Lauren Mills spent her youth in the woods trying to tame wild animals and has been illustrating since she could hold a crayon. She always knew she wanted to write and illustrate children’s books and was the first in the California State System to receive an MA in Illustration.

Her picture book, The Rag Coat (Little, Brown, 1991), won numerous awards including the Charlotte Award, and her original fairy tale, Fairy Wings, co-illustrated with her husband, Dennis Nolan (Little, Brown, 1995), won SCBWI’s Golden Kite for best picture book.

Mills is also a sculptor and painter, but returned to children’s books, especially after reading that her Tatterhood and the Hobgoblins (Little, Brown, 1993) had helped young girls.

Her first novel, Minna’s Patchwork Coat (Little, Brown, 2015) is a Social Studies Notable Trade Book and a Children’s Book Council Hot of the Press pick.

Congratulations on your illustration Minna’s Patchwork Quilt being selected as a finalist in the Bologna Illustrators’ Gallery. The illustration is the cover to your latest work. The novel Minna’s Patchwork Quilt is based on the much-loved picture book (The Rag Coat). What was it like to expand the characters of Minna and her family into a novel? Were there any specific challenges?

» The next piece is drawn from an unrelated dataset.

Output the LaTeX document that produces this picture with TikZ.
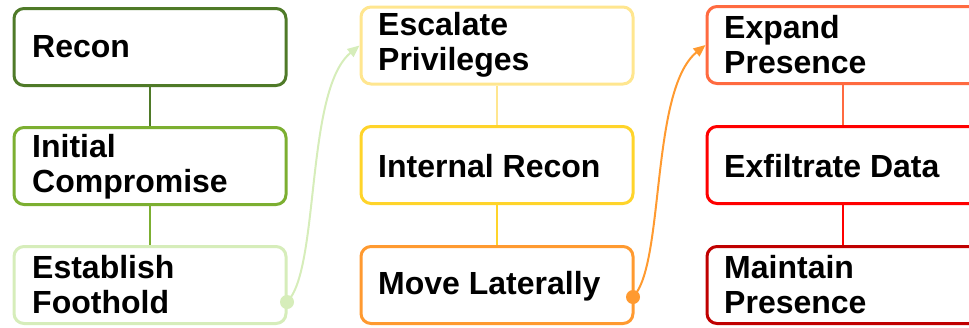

It was very gratifying and rewarding to expand Minna’s story into a chapter book. When I originally sent in the first five chapters I had only intended the book to be a small chapter book of about sixty pages. When my editors, Deirdre Jones and Andrea Spooner responded they asked for the synopsis for the rest of the novel.

 Since I didn’t have one, and I write very stream-of-conscious, letting the characters move the story along, I wrote the rest of the short chapter book in the following two weeks so I could give them a synopsis. They then wanted it longer and with more tension and character development of Minna. So, that’s when I focused more on the new characters of Lester and Aunt Nora, his grandmother, the Cherokee midwife, and changed the ending a little bit.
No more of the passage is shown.